Supply chains are under threat once again, as a critical west coast dockworkers union contract expired on Friday, and the union and the U.S. West Coast Ports look to come to a new agreement.

Although there is no contract extension in place, it has been agreed operations at the docks will continue as per normal for now, while the Pacific Maritime Association (PMA) and the International Longshore & Warehouse Union (ILWU) look to hash out a contract.

In a joint statement, the two parties said, “While there will be no contract extension, cargo will keep moving, and normal operations will continue at the ports until an agreement can be reached… Both sides understand the strategic importance of the ports to the local, regional and US economies, and are mindful of the need to finalize a new coast-wide contract as soon as possible to ensure continuing confidence in the West Coast.”

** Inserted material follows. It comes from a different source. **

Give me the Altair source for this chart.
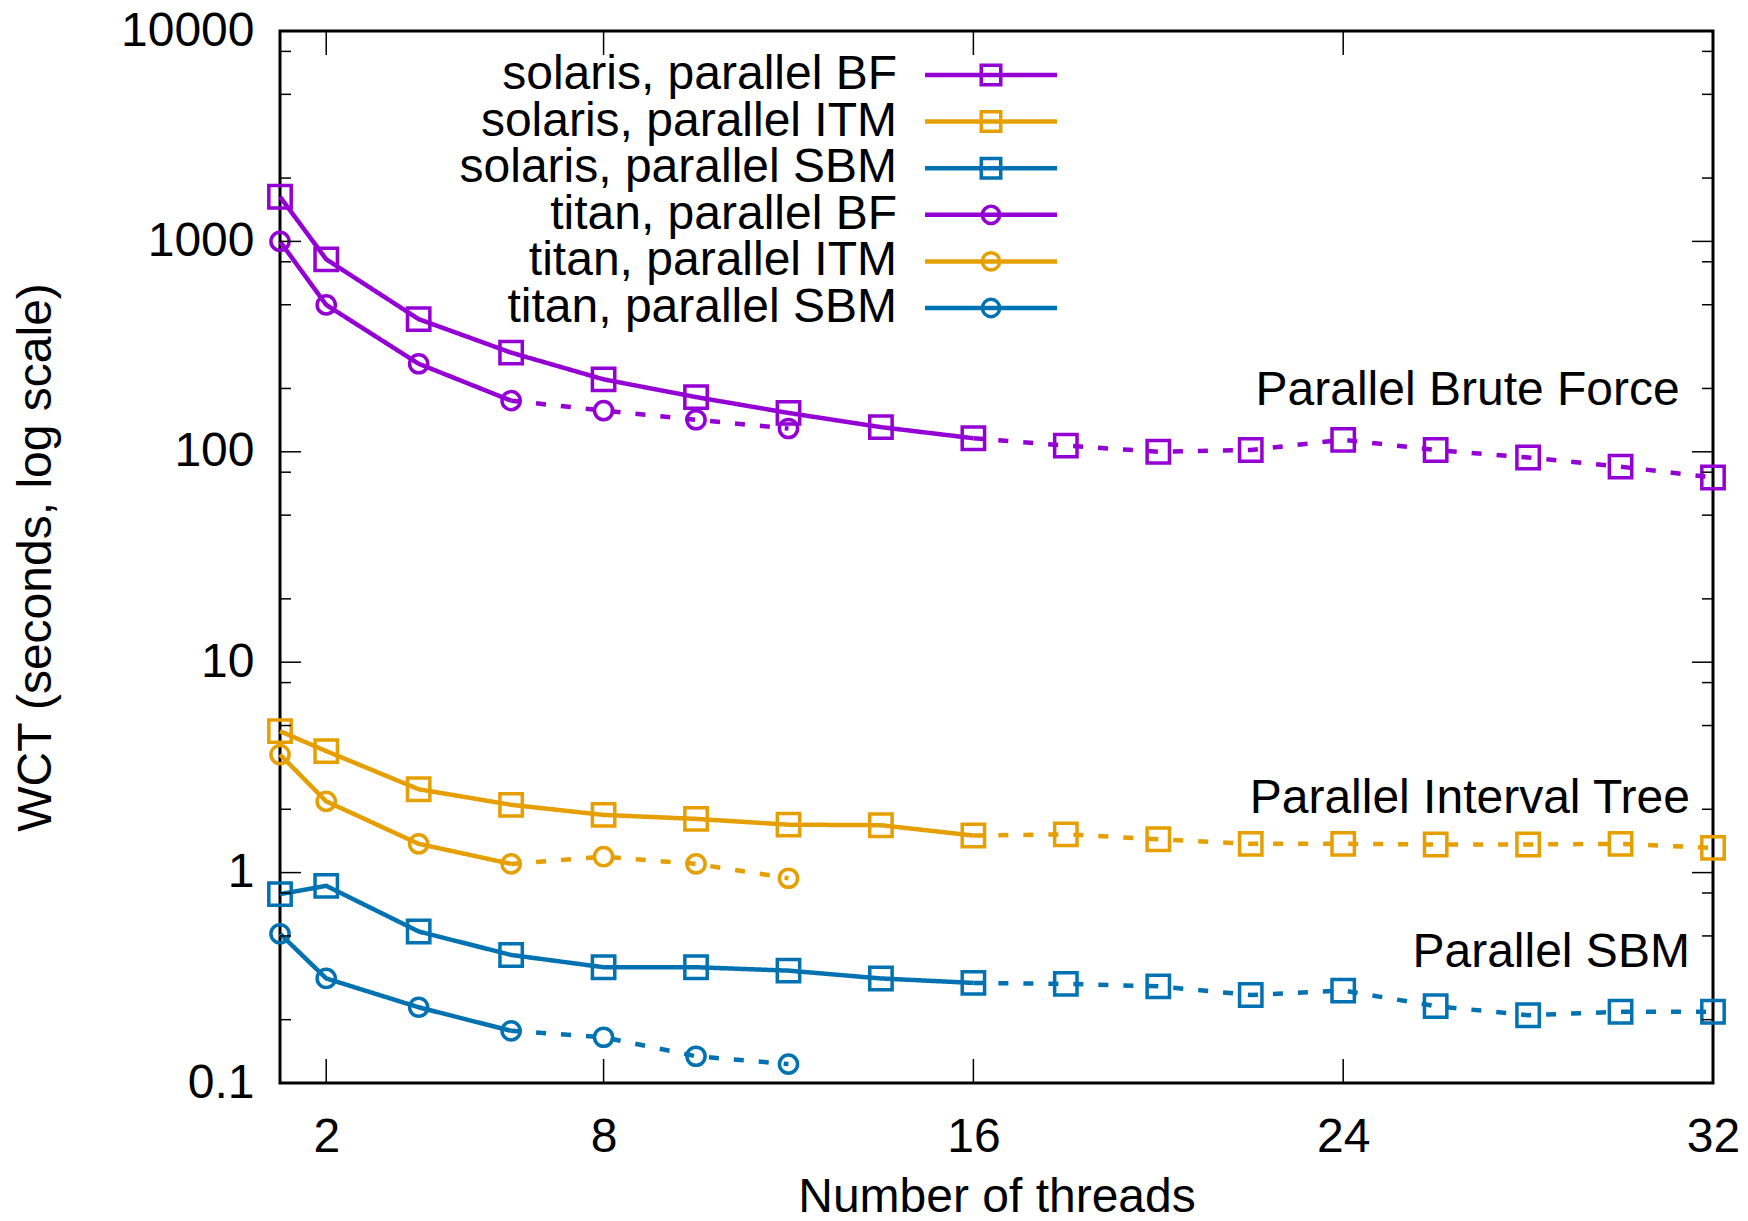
import altair as alt
import pandas as pd

W, H = 1433, 1052
FONT = "Liberation Sans"
FS = 48

solaris_threads = [1, 2, 4, 6, 8, 10, 12, 14, 16, 18, 20, 22, 24, 26, 28, 30, 32]
solaris_bf = [1630, 822, 427, 296, 221, 182, 153, 131, 116, 107, 100, 102, 114, 102, 94, 85, 75.5]
solaris_itm = [4.70, 3.78, 2.49, 2.10, 1.88, 1.80, 1.69, 1.68, 1.50, 1.52, 1.44, 1.37, 1.37, 1.36, 1.36, 1.37, 1.31]
solaris_sbm = [0.79, 0.865, 0.525, 0.406, 0.355, 0.355, 0.342, 0.314, 0.299, 0.296, 0.288, 0.262, 0.275, 0.232, 0.210, 0.218, 0.218]
titan_threads = [1, 2, 4, 6, 8, 10, 12]
titan_bf = [1000, 499, 262, 175, 157, 142, 129]
titan_itm = [3.64, 2.18, 1.37, 1.10, 1.19, 1.10, 0.94]
titan_sbm = [0.512, 0.314, 0.229, 0.177, 0.165, 0.134, 0.123]
solid_until = {"solaris": 16, "titan": 6}

algos = ["BF", "ITM", "SBM"]
colors = ["#9400D3", "#E69F00", "#0072B2"]
machines = ["solaris", "titan"]

x_ticks = [2, 8, 16, 24, 32]
y_major = [0.1, 1, 10, 100, 1000, 10000]
y_minor = [m * d for d in [0.1, 1, 10, 100, 1000] for m in [2, 5, 8]]

notes = ["Parallel Brute Force", "Parallel Interval Tree", "Parallel SBM"]
note_x = [31.28, 31.5, 31.5]
note_y = [195, 2.25, 0.413]

series = [
    ("solaris", "BF", solaris_threads, solaris_bf),
    ("solaris", "ITM", solaris_threads, solaris_itm),
    ("solaris", "SBM", solaris_threads, solaris_sbm),
    ("titan", "BF", titan_threads, titan_bf),
    ("titan", "ITM", titan_threads, titan_itm),
    ("titan", "SBM", titan_threads, titan_sbm),
]

pts, segs = [], []
for m, a, xs_, ys_ in series:
    b = solid_until[m]
    for x, y in zip(xs_, ys_):
        pts.append({"machine": m, "algo": a, "x": x, "y": y})
        if x <= b:
            segs.append({"key": f"{m}-{a}-s", "style": "solid", "algo": a, "x": x, "y": y})
        if x >= b:
            segs.append({"key": f"{m}-{a}-d", "style": "dashed", "algo": a, "x": x, "y": y})
pts = pd.DataFrame(pts)
segs = pd.DataFrame(segs)

legend = pd.DataFrame({
    "label": [f"{m}, parallel {a}" for m, a, _, _ in series],
    "machine": [m for m, _, _, _ in series],
    "algo": [a for _, a, _, _ in series],
    "row": list(range(6)),
})
notes_df = pd.DataFrame({"text": notes, "x": note_x, "y": note_y})

xs = alt.Scale(domain=[1, 32], nice=False, zero=False)
ys = alt.Scale(type="log", domain=[0.1, 10000], nice=False)
cs = alt.Scale(domain=algos, range=colors)
shape_s = alt.Scale(domain=machines, range=["square", "circle"])
size_s = alt.Scale(domain=machines, range=[500, 330])
leg_size_s = alt.Scale(domain=machines, range=[380, 300])
dash_s = alt.Scale(domain=["solid", "dashed"], range=[[1, 0], [10, 15]])
leg_y = alt.Scale(domain=[0, 5], range=[44, 277])

x_axis = alt.Axis(values=x_ticks, ticks=False, tickSize=0, domain=False, grid=False,
                  labelFont=FONT, labelFontSize=FS, labelColor="black", labelPadding=30,
                  labelFlush=False, labelOverlap=False,
                  title="Number of threads", titleFont=FONT, titleFontSize=FS,
                  titleFontWeight="normal", titleColor="black",
                  titleX=W / 2, titleY=114, titleBaseline="middle")
y_axis = alt.Axis(values=y_major, format="~g", ticks=False, tickSize=0, domain=False, grid=False,
                  labelFont=FONT, labelFontSize=FS, labelColor="black", labelPadding=26,
                  labelFlush=False, labelOverlap=False,
                  title="WCT (seconds, log scale)", titleFont=FONT, titleFontSize=FS,
                  titleFontWeight="normal", titleColor="black",
                  titleX=-244, titleY=H / 2, titleBaseline="middle", titleAngle=270)

lines = alt.Chart(segs).mark_line(strokeWidth=4.5).encode(
    x=alt.X("x:Q", scale=xs, axis=x_axis),
    y=alt.Y("y:Q", scale=ys, axis=y_axis),
    color=alt.Color("algo:N", scale=cs, legend=None),
    strokeDash=alt.StrokeDash("style:N", scale=dash_s, legend=None),
    detail="key:N",
)
points = alt.Chart(pts).mark_point(filled=False, strokeWidth=3.5, opacity=1).encode(
    x=alt.X("x:Q", scale=xs, axis=None),
    y=alt.Y("y:Q", scale=ys, axis=None),
    color=alt.Color("algo:N", scale=cs, legend=None),
    shape=alt.Shape("machine:N", scale=shape_s, legend=None),
    size=alt.Size("machine:N", scale=size_s, legend=None),
)

ymaj = pd.DataFrame({"v": y_major})
ymin = pd.DataFrame({"v": y_minor})
xt = pd.DataFrame({"v": x_ticks})
tick_style = dict(color="black", strokeWidth=1.5)
yl_major = alt.Chart(ymaj).mark_rule(**tick_style).encode(
    y=alt.Y("v:Q", scale=ys, axis=None), x=alt.value(0), x2=alt.value(21))
yr_major = alt.Chart(ymaj).mark_rule(**tick_style).encode(
    y=alt.Y("v:Q", scale=ys, axis=None), x=alt.value(W - 21), x2=alt.value(W))
yl_minor = alt.Chart(ymin).mark_rule(**tick_style).encode(
    y=alt.Y("v:Q", scale=ys, axis=None), x=alt.value(0), x2=alt.value(11))
yr_minor = alt.Chart(ymin).mark_rule(**tick_style).encode(
    y=alt.Y("v:Q", scale=ys, axis=None), x=alt.value(W - 11), x2=alt.value(W))
xb = alt.Chart(xt).mark_rule(**tick_style).encode(
    x=alt.X("v:Q", scale=xs, axis=None), y=alt.value(H), y2=alt.value(H - 24))
xtop = alt.Chart(xt).mark_rule(**tick_style).encode(
    x=alt.X("v:Q", scale=xs, axis=None), y=alt.value(0), y2=alt.value(24))

ann = alt.Chart(notes_df).mark_text(font=FONT, fontSize=FS, align="right", baseline="middle",
                                    color="black").encode(
    x=alt.X("x:Q", scale=xs, axis=None),
    y=alt.Y("y:Q", scale=ys, axis=None),
    text="text:N",
)

leg_text = alt.Chart(legend).mark_text(font=FONT, fontSize=FS, align="right", baseline="middle",
                                       color="black").encode(
    x=alt.value(617),
    y=alt.Y("row:Q", scale=leg_y, axis=None),
    text="label:N",
)
leg_line = alt.Chart(legend).mark_rule(strokeWidth=4.5).encode(
    x=alt.value(645), x2=alt.value(777),
    y=alt.Y("row:Q", scale=leg_y, axis=None),
    color=alt.Color("algo:N", scale=cs, legend=None),
)
leg_pt = alt.Chart(legend).mark_point(filled=False, strokeWidth=3.5, opacity=1).encode(
    x=alt.value(711),
    y=alt.Y("row:Q", scale=leg_y, axis=None),
    color=alt.Color("algo:N", scale=cs, legend=None),
    shape=alt.Shape("machine:N", scale=shape_s, legend=None),
    size=alt.Size("machine:N", scale=leg_size_s, legend=None),
)

chart = alt.layer(
    lines, points, yl_major, yr_major, yl_minor, yr_minor, xb, xtop,
    ann, leg_line, leg_pt, leg_text,
).resolve_scale(y="independent", size="independent").resolve_axis(x="independent").properties(
    width=W, height=H,
    autosize=alt.AutoSizeParams(type="none"),
    padding={"left": 272, "top": 23, "right": 27, "bottom": 140},
    background="white",
).configure_view(stroke="black", strokeWidth=3)

chart.save("out.html", embed_options={"renderer": "svg", "actions": False})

Both sides will be hesitant to disrupt port operations because of the potential cost to the nation which would result.

A study done in 2014 by the National Association of Manufactures (NAM) and the National Retail Federation (NRF) found that stopping dock operations for just five days would have a cost the U.S. economy over $1.9 billion dollars. Since the study was done, inflation has devalued the currency considerably, meaning the cost would certainly be much, much higher today.

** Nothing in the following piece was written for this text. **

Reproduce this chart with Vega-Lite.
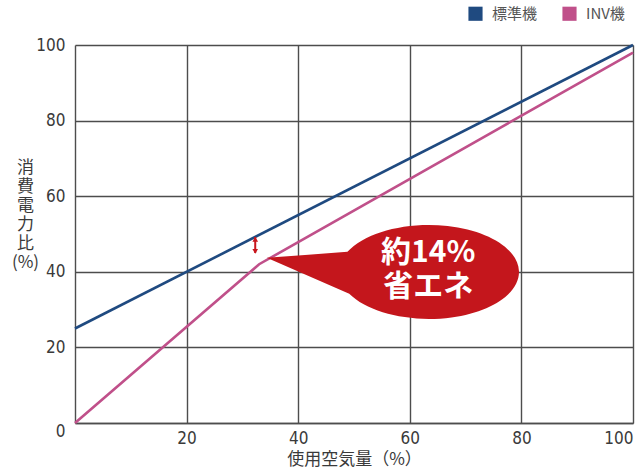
{
  "$schema": "https://vega.github.io/schema/vega-lite/v6.json",
  "width": 558,
  "height": 378,
  "autosize": {"type": "none"},
  "padding": {"left": 75, "top": 45, "right": 2, "bottom": 47},
  "background": "white",
  "config": {
    "view": {"stroke": null},
    "font": "Liberation Sans Narrow, DejaVu Sans Condensed, Roboto",
    "axis": {
      "gridColor": "#4d4d4d",
      "gridWidth": 1.4,
      "gridOpacity": 1,
      "domainColor": "#4d4d4d",
      "domainWidth": 1.4,
      "tickSize": 0,
      "labelFontSize": 17,
      "labelColor": "#3a3a3a",
      "titleFontWeight": "normal",
      "titleColor": "#3a3a3a",
      "titleFontSize": 17,
      "titleFont": "Noto Sans CJK JP"
    }
  },
  "datasets": {
    "lines": [
      {"series": "標準機", "air": 0, "power": 25},
      {"series": "標準機", "air": 100, "power": 100},
      {"series": "INV機", "air": 0, "power": 0},
      {"series": "INV機", "air": 33, "power": 42},
      {"series": "INV機", "air": 100, "power": 98}
    ],
    "bubble": [{"air": 63.4, "power": 40}],
    "label": [
      {"air": 63.3, "power": 45.0, "text": "約14%"},
      {"air": 63.3, "power": 36.0, "text": "省エネ"}
    ],
    "arrow": [{"air": 32.3, "top": 49.2, "bottom": 45.0}],
    "heads": [
      {"air": 32.3, "power": 48.6, "dir": "up"},
      {"air": 32.3, "power": 45.4, "dir": "down"}
    ]
  },
  "layer": [
    {
      "data": {"name": "lines"},
      "mark": {"type": "line", "strokeWidth": 2.6},
      "encoding": {
        "x": {
          "field": "air", "type": "quantitative",
          "scale": {"domain": [0, 100], "nice": false},
          "axis": {
            "values": [20, 40, 60, 80, 100],
            "title": "使用空気量（%）",
            "labelPadding": 7,
            "titlePadding": 5
          }
        },
        "y": {
          "field": "power", "type": "quantitative",
          "scale": {"domain": [0, 100], "nice": false},
          "axis": {
            "values": [0, 20, 40, 60, 80, 100],
            "labelPadding": 10,
            "labelBaseline": {"condition": {"test": "datum.value == 0", "value": "top"}, "value": "middle"},
            "title": ["消", "費", "電", "力", "比", "(%)"],
            "titleAngle": 0,
            "titleAlign": "center",
            "titleBaseline": "middle",
            "titleLineHeight": 19,
            "titleX": -50,
            "titleY": 122
          }
        },
        "color": {
          "field": "series", "type": "nominal",
          "scale": {"domain": ["標準機", "INV機"], "range": ["#1f4a80", "#c0508a"]},
          "legend": {
            "orient": "none",
            "legendX": 393,
            "legendY": -39,
            "direction": "horizontal",
            "title": null,
            "symbolType": "square",
            "symbolSize": 200,
            "labelFontSize": 15,
            "labelFont": "Noto Sans CJK JP",
            "labelColor": "#555555",
            "columnPadding": 24,
            "labelOffset": 9,
            "encode": {
              "symbols": {"update": {"fill": {"scale": "color", "field": "value"}, "strokeWidth": {"value": 0}, "fillOpacity": {"value": 1}}}
            }
          }
        }
      }
    },
    {
      "data": {"name": "bubble"},
      "mark": {
        "type": "point",
        "filled": true,
        "opacity": 1,
        "color": "#c4161c",
        "size": 104976,
        "shape": "M -1 -0.086 L -0.502 -0.123 A 0.556 0.29 0 1 1 -0.491 0.136 Z"
      },
      "encoding": {
        "x": {"field": "air", "type": "quantitative"},
        "y": {"field": "power", "type": "quantitative"}
      }
    },
    {
      "data": {"name": "label"},
      "mark": {"type": "text", "color": "white", "fontSize": 30, "fontWeight": "bold", "font": "Noto Sans CJK JP", "baseline": "middle", "align": "center"},
      "encoding": {
        "x": {"field": "air", "type": "quantitative"},
        "y": {"field": "power", "type": "quantitative"},
        "text": {"field": "text"}
      }
    },
    {
      "data": {"name": "arrow"},
      "mark": {"type": "rule", "color": "#c8161d", "strokeWidth": 2},
      "encoding": {
        "x": {"field": "air", "type": "quantitative"},
        "y": {"field": "top", "type": "quantitative"},
        "y2": {"field": "bottom"}
      }
    },
    {
      "data": {"name": "heads"},
      "mark": {"type": "point", "filled": true, "opacity": 1, "color": "#c8161d", "size": 32},
      "encoding": {
        "x": {"field": "air", "type": "quantitative"},
        "y": {"field": "power", "type": "quantitative"},
        "shape": {"field": "dir", "type": "nominal", "scale": {"domain": ["up", "down"], "range": ["triangle-up", "triangle-down"]}, "legend": null}
      }
    }
  ]
}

Larry Parker, a logistics expert at the Dr. Wallace Boston School of Business at American Public University System said in an interview, “We’ve outsourced as far as we can to places that can provide the product at a lowest production price. What we’re starting to experience now is the results of the increasing supply costs or supply chain costs.”

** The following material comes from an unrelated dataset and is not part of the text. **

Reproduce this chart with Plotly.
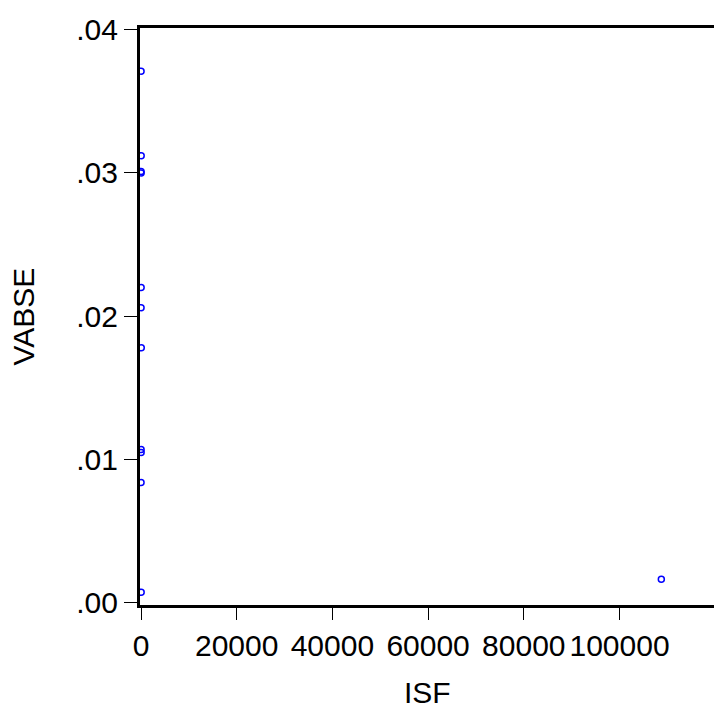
import plotly.graph_objects as go

isf = [15, 40, 8, 22, 30, 12, 55, 18, 26, 10, 35, 108740]
vabse = [0.0371, 0.0312, 0.0301, 0.0300, 0.0220, 0.0206, 0.0178, 0.0107, 0.0105, 0.0084, 0.00075, 0.00165]

x_ticks = [0, 20000, 40000, 60000, 80000, 100000]
x_labels = ["0", "20000", "40000", "60000", "80000", "100000"]
y_ticks = [0.0, 0.01, 0.02, 0.03, 0.04]
y_labels = [".00", ".01", ".02", ".03", ".04"]

font = dict(family="Liberation Sans, Arial, sans-serif", size=30, color="black")

fig = go.Figure(go.Scatter(
    x=isf, y=vabse, mode="markers",
    marker=dict(symbol="circle-open", size=6, color="#0000FF", line=dict(width=1.5, color="#0000FF")),
))

fig.update_layout(
    width=714, height=710,
    margin=dict(l=140, r=0, t=28, b=105),
    paper_bgcolor="white", plot_bgcolor="white",
    showlegend=False,
    font=font,
    xaxis=dict(
        range=[-209, 119750], tickvals=x_ticks, ticktext=x_labels,
        showgrid=False, zeroline=False,
        showline=True, linecolor="black", linewidth=3, mirror=True,
        ticks="outside", ticklen=12, tickwidth=1, tickcolor="black",
        tickfont=font,
    ),
    yaxis=dict(
        range=[-0.00014, 0.04011], tickvals=y_ticks, ticktext=y_labels,
        showgrid=False, zeroline=False,
        showline=True, linecolor="black", linewidth=3, mirror=False,
        ticks="outside", ticklen=13, tickwidth=1, tickcolor="black",
        tickfont=font,
    ),
    annotations=[
        dict(text="ISF", xref="paper", yref="paper", x=0.5, y=-0.1508,
             xanchor="center", yanchor="middle", showarrow=False, font=font),
        dict(text="VABSE", xref="paper", yref="paper", x=-0.2021, y=0.5,
             xanchor="center", yanchor="middle", textangle=-90, showarrow=False, font=font),
    ],
)

fig.write_html("out.html")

The deal for the last ILWU contract in 2015 required nine months of negotiations. It was extended in 2019 for three years, however in November of 2021, the union declined an extension offer, favoring negotiating a whole new contract.

In light of the precarious nature of the economy, and its sensitivity to any supply chain disruptions, their position now is certainly stronger. In addition the union cites President Joe Biden’s pro-union stance, and a growing series of victories unions have been enjoying from Amazon to Starbucks, as reasons they are confident now is the time to negotiate a deal.

Issues they are working around in the negotiation reportedly include employee benefits, avoiding work disruptions, safety issues, the rate of implementation of automation technology that will replace workers, and ESG regulations. Automation technology promises to be particularly contentious, as the Ports argue it would increase efficiency and reduce costs, while the unions argue it will eliminate jobs and open the port up to cyber attacks by foreign actors.

Larry Parker notes, “For every robotic or every system that removes a worker from the supply chain process, that’s reduction in hours and reduction in needed workforce longterm.”

He added that it is possible we will see some work slowdowns as negotiations drag on, and that could produce, “more of the backed up cargo until it can be redirected. We won’t come to a complete stop because there’s other ports in the United States.”